- **Data lines**:
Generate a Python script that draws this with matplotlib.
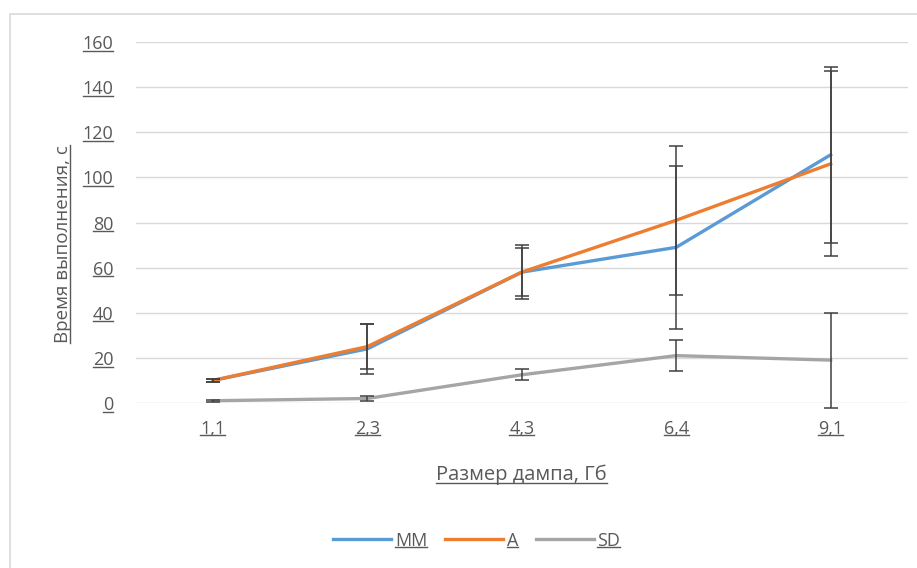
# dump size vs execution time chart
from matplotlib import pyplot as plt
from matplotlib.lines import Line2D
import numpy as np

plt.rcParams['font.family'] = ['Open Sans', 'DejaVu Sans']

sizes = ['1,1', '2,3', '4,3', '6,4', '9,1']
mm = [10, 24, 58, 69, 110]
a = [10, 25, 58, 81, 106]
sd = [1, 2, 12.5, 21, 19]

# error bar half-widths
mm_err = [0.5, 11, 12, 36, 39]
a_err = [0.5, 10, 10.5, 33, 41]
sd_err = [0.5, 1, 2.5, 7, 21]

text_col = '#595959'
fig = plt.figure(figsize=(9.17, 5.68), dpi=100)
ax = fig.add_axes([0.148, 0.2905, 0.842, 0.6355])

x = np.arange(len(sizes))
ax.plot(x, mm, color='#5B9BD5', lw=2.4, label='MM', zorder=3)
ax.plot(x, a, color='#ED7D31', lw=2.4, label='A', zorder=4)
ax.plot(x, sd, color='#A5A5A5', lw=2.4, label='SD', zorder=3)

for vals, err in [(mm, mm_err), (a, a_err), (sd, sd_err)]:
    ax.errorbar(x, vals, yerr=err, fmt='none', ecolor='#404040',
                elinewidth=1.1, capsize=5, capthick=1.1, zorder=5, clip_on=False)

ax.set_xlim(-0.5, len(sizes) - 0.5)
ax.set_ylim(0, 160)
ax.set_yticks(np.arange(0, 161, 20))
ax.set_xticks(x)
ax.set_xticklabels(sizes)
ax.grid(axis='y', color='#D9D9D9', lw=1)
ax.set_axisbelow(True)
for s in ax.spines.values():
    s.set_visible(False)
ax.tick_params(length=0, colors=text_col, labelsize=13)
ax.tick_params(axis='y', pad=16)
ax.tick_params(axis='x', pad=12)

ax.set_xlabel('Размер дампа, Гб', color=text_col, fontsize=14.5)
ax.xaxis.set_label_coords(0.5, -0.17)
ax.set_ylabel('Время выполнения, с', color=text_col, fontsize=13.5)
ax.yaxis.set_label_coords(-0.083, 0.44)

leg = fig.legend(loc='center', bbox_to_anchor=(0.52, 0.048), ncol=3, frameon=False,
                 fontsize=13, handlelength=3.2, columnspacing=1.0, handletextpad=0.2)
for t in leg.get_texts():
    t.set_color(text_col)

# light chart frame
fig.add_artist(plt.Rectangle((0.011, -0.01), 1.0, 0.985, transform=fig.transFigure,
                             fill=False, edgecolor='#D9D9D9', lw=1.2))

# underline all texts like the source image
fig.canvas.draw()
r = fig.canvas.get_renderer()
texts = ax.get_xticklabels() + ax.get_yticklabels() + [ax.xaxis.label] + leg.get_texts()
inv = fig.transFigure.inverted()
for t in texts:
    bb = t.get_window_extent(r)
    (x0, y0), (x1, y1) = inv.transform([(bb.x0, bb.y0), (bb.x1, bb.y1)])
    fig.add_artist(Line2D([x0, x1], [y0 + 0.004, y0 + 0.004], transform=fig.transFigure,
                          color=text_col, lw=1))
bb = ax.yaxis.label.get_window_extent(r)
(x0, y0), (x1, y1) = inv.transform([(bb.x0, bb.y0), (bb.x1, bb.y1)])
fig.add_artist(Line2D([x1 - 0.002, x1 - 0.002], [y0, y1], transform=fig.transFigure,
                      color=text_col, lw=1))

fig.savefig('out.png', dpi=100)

- **Job**: Copy the data word for word. Pictures do not go in the copy.

- **Answer to the problem**:
Generate a Python script that draws this with matplotlib.
# dump size vs execution time chart
from matplotlib import pyplot as plt
from matplotlib.lines import Line2D
import numpy as np

plt.rcParams['font.family'] = ['Open Sans', 'DejaVu Sans']

sizes = ['1,1', '2,3', '4,3', '6,4', '9,1']
mm = [10, 24, 58, 69, 110]
a = [10, 25, 58, 81, 106]
sd = [1, 2, 12.5, 21, 19]

# error bar half-widths
mm_err = [0.5, 11, 12, 36, 39]
a_err = [0.5, 10, 10.5, 33, 41]
sd_err = [0.5, 1, 2.5, 7, 21]

text_col = '#595959'
fig = plt.figure(figsize=(9.17, 5.68), dpi=100)
ax = fig.add_axes([0.148, 0.2905, 0.842, 0.6355])

x = np.arange(len(sizes))
ax.plot(x, mm, color='#5B9BD5', lw=2.4, label='MM', zorder=3)
ax.plot(x, a, color='#ED7D31', lw=2.4, label='A', zorder=4)
ax.plot(x, sd, color='#A5A5A5', lw=2.4, label='SD', zorder=3)

for vals, err in [(mm, mm_err), (a, a_err), (sd, sd_err)]:
    ax.errorbar(x, vals, yerr=err, fmt='none', ecolor='#404040',
                elinewidth=1.1, capsize=5, capthick=1.1, zorder=5, clip_on=False)

ax.set_xlim(-0.5, len(sizes) - 0.5)
ax.set_ylim(0, 160)
ax.set_yticks(np.arange(0, 161, 20))
ax.set_xticks(x)
ax.set_xticklabels(sizes)
ax.grid(axis='y', color='#D9D9D9', lw=1)
ax.set_axisbelow(True)
for s in ax.spines.values():
    s.set_visible(False)
ax.tick_params(length=0, colors=text_col, labelsize=13)
ax.tick_params(axis='y', pad=16)
ax.tick_params(axis='x', pad=12)

ax.set_xlabel('Размер дампа, Гб', color=text_col, fontsize=14.5)
ax.xaxis.set_label_coords(0.5, -0.17)
ax.set_ylabel('Время выполнения, с', color=text_col, fontsize=13.5)
ax.yaxis.set_label_coords(-0.083, 0.44)

leg = fig.legend(loc='center', bbox_to_anchor=(0.52, 0.048), ncol=3, frameon=False,
                 fontsize=13, handlelength=3.2, columnspacing=1.0, handletextpad=0.2)
for t in leg.get_texts():
    t.set_color(text_col)

# light chart frame
fig.add_artist(plt.Rectangle((0.011, -0.01), 1.0, 0.985, transform=fig.transFigure,
                             fill=False, edgecolor='#D9D9D9', lw=1.2))

# underline all texts like the source image
fig.canvas.draw()
r = fig.canvas.get_renderer()
texts = ax.get_xticklabels() + ax.get_yticklabels() + [ax.xaxis.label] + leg.get_texts()
inv = fig.transFigure.inverted()
for t in texts:
    bb = t.get_window_extent(r)
    (x0, y0), (x1, y1) = inv.transform([(bb.x0, bb.y0), (bb.x1, bb.y1)])
    fig.add_artist(Line2D([x0, x1], [y0 + 0.004, y0 + 0.004], transform=fig.transFigure,
                          color=text_col, lw=1))
bb = ax.yaxis.label.get_window_extent(r)
(x0, y0), (x1, y1) = inv.transform([(bb.x0, bb.y0), (bb.x1, bb.y1)])
fig.add_artist(Line2D([x1 - 0.002, x1 - 0.002], [y0, y1], transform=fig.transFigure,
                      color=text_col, lw=1))

fig.savefig('out.png', dpi=100)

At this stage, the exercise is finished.